What a journey indeed. I'm impressed by several things. Firstly finding your 'me time'. As the others have said it is necessary for us all, but is often all-too-easily forgotten or at least squeezed out of the picture, especially when caring for others - young children or older adults. I'm also impressed by you managing to run with the metal-work in your knee. Hubby's knee is held together by 6 pins/screws following an accident two years ago and he just doesn't have enough movement in it to consider running (although he told me that he managed to run for a train last week!). I'd love for him to join me running, but know it's not going to happen, so content myself with the fact we can still enjoy hiking together.
I know what you mean about us women of a certain age becoming invisible. Although it is about appearance it's not necessarily just about size, nor about how we dress (I admit I *do* wear a mini skirt, or more accurately a mini kilt!), but more about how we feel about our bodies. I know I feel better being toned and being fit and I love being able to participate in this activity with others of all ages.
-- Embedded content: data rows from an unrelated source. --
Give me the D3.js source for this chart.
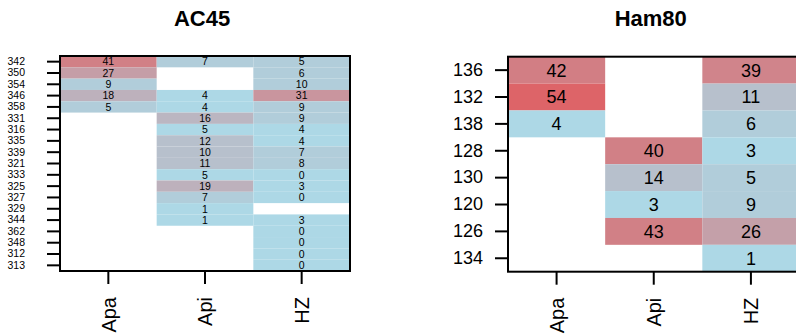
<!DOCTYPE html>
<html>
<head>
<meta charset="utf-8">
<script src="https://cdn.jsdelivr.net/npm/d3@7"></script>
<style>
  body { margin: 0; background: #fff; }
  text { font-family: "Liberation Sans", Arial, sans-serif; fill: #000; }
</style>
</head>
<body>
<div id="chart"></div>
<script>
const columns = ['Apa', 'Api', 'HZ'];

// AC45: labels shown in the cells and the (binned) shade of each cell
const ac45Rows = ['342', '350', '354', '346', '358', '331', '316', '335', '339', '321',
  '333', '325', '327', '329', '344', '362', '348', '312', '313'];
const ac45Apa = [41, 27, 9, 18, 5, null, null, null, null, null,
  null, null, null, null, null, null, null, null, null];
const ac45Api = [7, null, null, 4, 4, 16, 5, 12, 10, 11,
  5, 19, 7, 1, 1, null, null, null, null];
const ac45HZ = [5, 6, 10, 31, 9, 9, 4, 4, 7, 8,
  0, 3, 0, null, 3, 0, 0, 0, 0];
const ac45ApaShade = [41, 27, 5, 18, 5, null, null, null, null, null,
  null, null, null, null, null, null, null, null, null];
const ac45ApiShade = [5, null, null, 0, 0, 16, 0, 11, 11, 11,
  0, 18, 5, 0, 0, null, null, null, null];
const ac45HZShade = [5, 5, 5, 31, 5, 5, 0, 0, 5, 5,
  0, 0, 0, null, 0, 0, 0, 0, 0];

// Ham80
const ham80Rows = ['136', '132', '138', '128', '130', '120', '126', '134'];
const ham80Apa = [42, 54, 4, null, null, null, null, null];
const ham80Api = [null, null, null, 40, 14, 3, 43, null];
const ham80HZ = [39, 11, 6, 3, 5, 9, 26, 1];
const ham80ApaShade = [42, 54, 0, null, null, null, null, null];
const ham80ApiShade = [null, null, null, 41, 11, 0, 41, null];
const ham80HZShade = [39, 11, 5, 0, 5, 5, 26, 0];

const width = 796;
const height = 334;

const svg = d3.select('#chart')
  .append('svg')
  .attr('width', width)
  .attr('height', height);

const color = d3.scaleLinear()
  .domain([0, 54])
  .range(['#add8e6', '#dd6468'])
  .interpolate(d3.interpolateRgb)
  .clamp(true);

function toCells(rows, series, shades) {
  const cells = [];
  rows.forEach((row, i) => {
    series.forEach((values, j) => {
      if (values[i] !== null) {
        cells.push({ row, col: columns[j], value: values[i], shade: shades[j][i] });
      }
    });
  });
  return cells;
}

const panels = [
  {
    title: 'AC45',
    rows: ac45Rows,
    cells: toCells(ac45Rows, [ac45Apa, ac45Api, ac45HZ],
      [ac45ApaShade, ac45ApiShade, ac45HZShade]),
    box: { left: 60, right: 350, top: 56, bottom: 271 },
    cellFont: 10.5,
    yFont: 10.5,
    yPad: 22
  },
  {
    title: 'Ham80',
    rows: ham80Rows,
    cells: toCells(ham80Rows, [ham80Apa, ham80Api, ham80HZ],
      [ham80ApaShade, ham80ApiShade, ham80HZShade]),
    box: { left: 508, right: 799.5, top: 56.7, bottom: 271.7 },
    cellFont: 18,
    yFont: 18,
    yPad: 12
  }
];

for (const p of panels) {
  const x = d3.scaleBand()
    .domain(columns)
    .range([p.box.left, p.box.right]);

  const y = d3.scaleBand()
    .domain(p.rows)
    .range([p.box.top, p.box.bottom]);

  const g = svg.append('g');

  // tiles
  g.append('g')
    .selectAll('rect')
    .data(p.cells)
    .enter()
      .append('rect')
      .attr('x', (d) => x(d.col))
      .attr('y', (d) => y(d.row))
      .attr('width', x.bandwidth())
      .attr('height', y.bandwidth())
      .attr('fill', (d) => color(d.shade));

  g.append('g')
    .selectAll('text')
    .data(p.cells)
    .enter()
      .append('text')
      .attr('x', (d) => x(d.col) + x.bandwidth() / 2)
      .attr('y', (d) => y(d.row) + y.bandwidth() / 2)
      .attr('dy', '0.36em')
      .attr('text-anchor', 'middle')
      .style('font-size', `${p.cellFont}px`)
      .text((d) => d.value);

  // frame
  g.append('rect')
    .attr('x', p.box.left)
    .attr('y', p.box.top)
    .attr('width', p.box.right - p.box.left)
    .attr('height', p.box.bottom - p.box.top)
    .attr('fill', 'none')
    .attr('stroke', '#000')
    .attr('stroke-width', 2);

  const yAxis = d3.axisLeft(y)
    .tickSizeOuter(0)
    .tickSizeInner(13)
    .tickPadding(p.yPad);

  const yg = g.append('g')
    .attr('transform', `translate(${p.box.left}, 0)`)
    .call(yAxis);
  yg.select('.domain').remove();
  yg.selectAll('line').attr('stroke', '#000').attr('stroke-width', 2);
  yg.selectAll('text')
    .attr('fill', '#000')
    .style('font-size', `${p.yFont}px`)
    .style('font-family', '"Liberation Sans", Arial, sans-serif');

  const xAxis = d3.axisBottom(x)
    .tickSizeOuter(0)
    .tickSizeInner(13);

  const xg = g.append('g')
    .attr('transform', `translate(0, ${p.box.bottom})`)
    .call(xAxis);
  xg.select('.domain').remove();
  xg.selectAll('line').attr('stroke', '#000').attr('stroke-width', 2);
  xg.selectAll('text')
    .attr('fill', '#000')
    .attr('transform', 'translate(0, 26) rotate(-90)')
    .attr('x', 0)
    .attr('y', 0)
    .attr('dy', '0.36em')
    .attr('text-anchor', 'end')
    .style('font-size', '20px')
    .style('font-family', '"Liberation Sans", Arial, sans-serif');

  svg.append('text')
    .attr('x', (p.box.left + p.box.right) / 2 - 3)
    .attr('y', 26)
    .attr('text-anchor', 'middle')
    .style('font-size', '22px')
    .style('font-weight', 'bold')
    .text(p.title);
}
</script>
</body>
</html>
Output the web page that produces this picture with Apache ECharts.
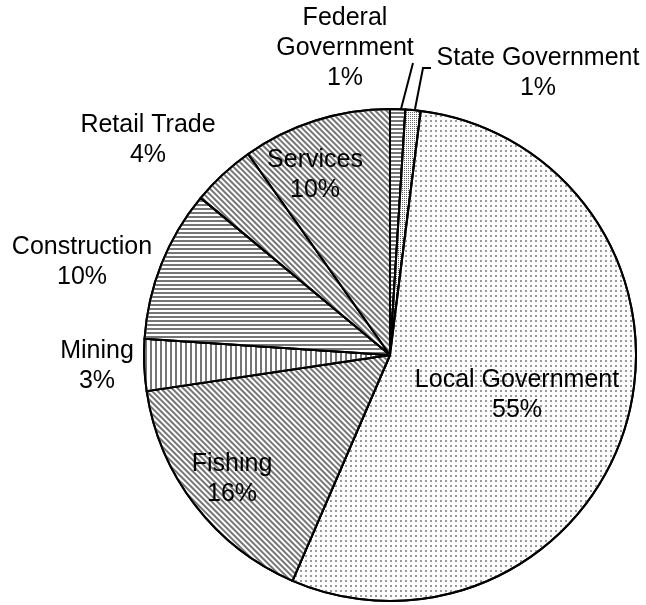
<!DOCTYPE html>
<html>
<head>
<meta charset="utf-8">
<script src="https://cdn.jsdelivr.net/npm/echarts@6/dist/echarts.min.js"></script>
<style>
html,body{margin:0;padding:0;background:#fff;}
#chart{width:646px;height:605px;}
</style>
</head>
<body>
<div id="chart"></div>
<script>
// Data (clockwise from 12 o'clock)
var categories = ['Federal Government', 'State Government', 'Local Government', 'Fishing', 'Mining', 'Construction', 'Retail Trade', 'Services'];
var labelNames = ['Federal\nGovernment', 'State Government', 'Local Government', 'Fishing', 'Mining', 'Construction', 'Retail Trade', 'Services'];
var values = [1, 1, 54.6, 16.2, 3.4, 10, 4.2, 9.8];

// Styling / layout (not data)
var labelPos = [[345, 48], [538, 73], [517, 395], [232, 479], [97, 366], [82, 262], [148, 140], [315, 175]];
var leaderLines = {
  0: [[401, 109], [407, 86], [413, 63]],
  1: [[415, 109], [423, 68], [431, 68]]
};
var LINE = '#767676';
var decals = [
  {symbol: 'rect', color: LINE, dashArrayX: [1, 0], dashArrayY: [2, 2], rotation: 0},             // Federal: horizontal
  {symbol: 'rect', color: '#666', dashArrayX: [1, 1], dashArrayY: [1, 1], rotation: 0},           // State: dense checker
  {symbol: 'rect', color: '#999', dashArrayX: [2, 3], dashArrayY: [2, 3], rotation: 0},           // Local: dots
  {symbol: 'rect', color: LINE, dashArrayX: [1, 0], dashArrayY: [2, 2], rotation: Math.PI / 4},   // Fishing: diagonal
  {symbol: 'rect', color: LINE, dashArrayX: [2, 3], dashArrayY: [1, 0], rotation: 0},             // Mining: vertical
  {symbol: 'rect', color: LINE, dashArrayX: [1, 0], dashArrayY: [2, 2], rotation: 0},             // Construction: horizontal
  {symbol: 'rect', color: LINE, dashArrayX: [1, 0], dashArrayY: [2, 2], rotation: Math.PI / 4},   // Retail: diagonal
  {symbol: 'rect', color: LINE, dashArrayX: [1, 0], dashArrayY: [2, 2], rotation: Math.PI / 4}    // Services: diagonal
];

var seriesData = categories.map(function (c, i) {
  return {
    name: c,
    value: values[i],
    itemStyle: {color: '#ffffff', decal: decals[i]},
    labelLine: {show: !!leaderLines[i]}
  };
});

var chart = echarts.init(document.getElementById('chart'), null, {renderer: 'canvas'});
chart.setOption({
  animation: false,
  backgroundColor: '#ffffff',
  series: [{
    type: 'pie',
    center: [390, 355],
    radius: [0, 246],
    startAngle: 90,
    clockwise: true,
    avoidLabelOverlap: false,
    itemStyle: {borderColor: '#000', borderWidth: 2},
    label: {
      show: true,
      position: 'outside',
      color: '#000',
      fontFamily: '"Liberation Sans", Arial, sans-serif',
      fontSize: 25,
      lineHeight: 30,
      formatter: function (p) { return labelNames[p.dataIndex] + '\n' + Math.round(p.value) + '%'; }
    },
    labelLine: {lineStyle: {color: '#000', width: 2}, smooth: false},
    labelLayout: function (p) {
      var i = p.dataIndex;
      var r = {x: labelPos[i][0], y: labelPos[i][1], align: 'center', verticalAlign: 'middle'};
      if (leaderLines[i]) r.labelLinePoints = leaderLines[i];
      return r;
    },
    emphasis: {disabled: true},
    data: seriesData
  }]
});
</script>
</body>
</html>
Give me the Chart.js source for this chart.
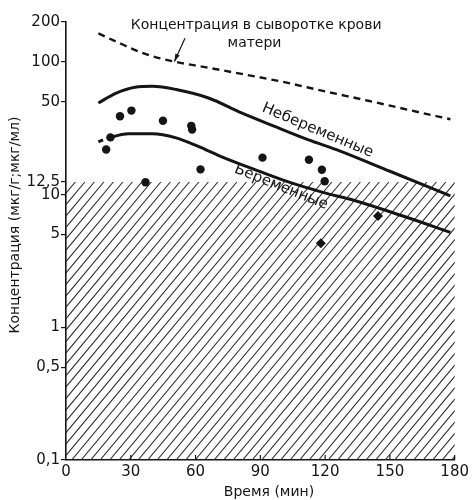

What an inspirational story Delia - have you thought of writing a book?
Well done for pushing through all of that adversity, sounds like you have found something to take you to your happy place! It's amazing not just the physical, but the emotional and mental benefits of sport/running.
I look forward to reading your post graduate adventures.
Cara Delia, Thank you for all your amazing blogs. Your story is an inspiration to everyone on this site. Congratulations on graduation - you deserve it. Hope you are getting some respite from the aged p's and that when we are their age our children are as caring.
Thank you dear Dorothy, I miss my parents so much, yet they are still alive. I'm sure our children will do likewise. Running is my respite -- and so is writing -- xox delia
Delia thank you for sharing your journey with us. I'm humbled by so much you have written, it's wonderful to read how running has given you so much in so many ways - my story is different but like so many here I can relate to that. You should be very proud not just of your running but looking after your parents as you are, I volunteer with those with dementia and know how awe inspiring their carers and families are.
I guess you know all about about our feelings of guilt too. I seriously believe that in, what, 50 years time, people will look back on the way we treat old people with dementia and compare it to the way we used to push kiddies up chimneys in Dickensian times. How could we possibly have dedicated so much research to keeping our hearts ticking yet ignore the brain?
I am in admiration of volunteers. You are doing a great job. A reward in itself. Thank you. xox delia
It is a reward in itself Delia, you're so right. Have sent you a private message, hoping it got there as it's a slightly confusing system (to me anyway!) - look after yourself and keep on enjoying your running. x
Dear Delia, I haven't been around here nearly enough lately so I missed your graduation post at the time. I've just read it and it's beautiful. Full of all the trials and triumphs and personal story that makes this the amazing community and resource that it is. Congratulations on a very well-deserved green badge and I look forward to us taking that run together one day.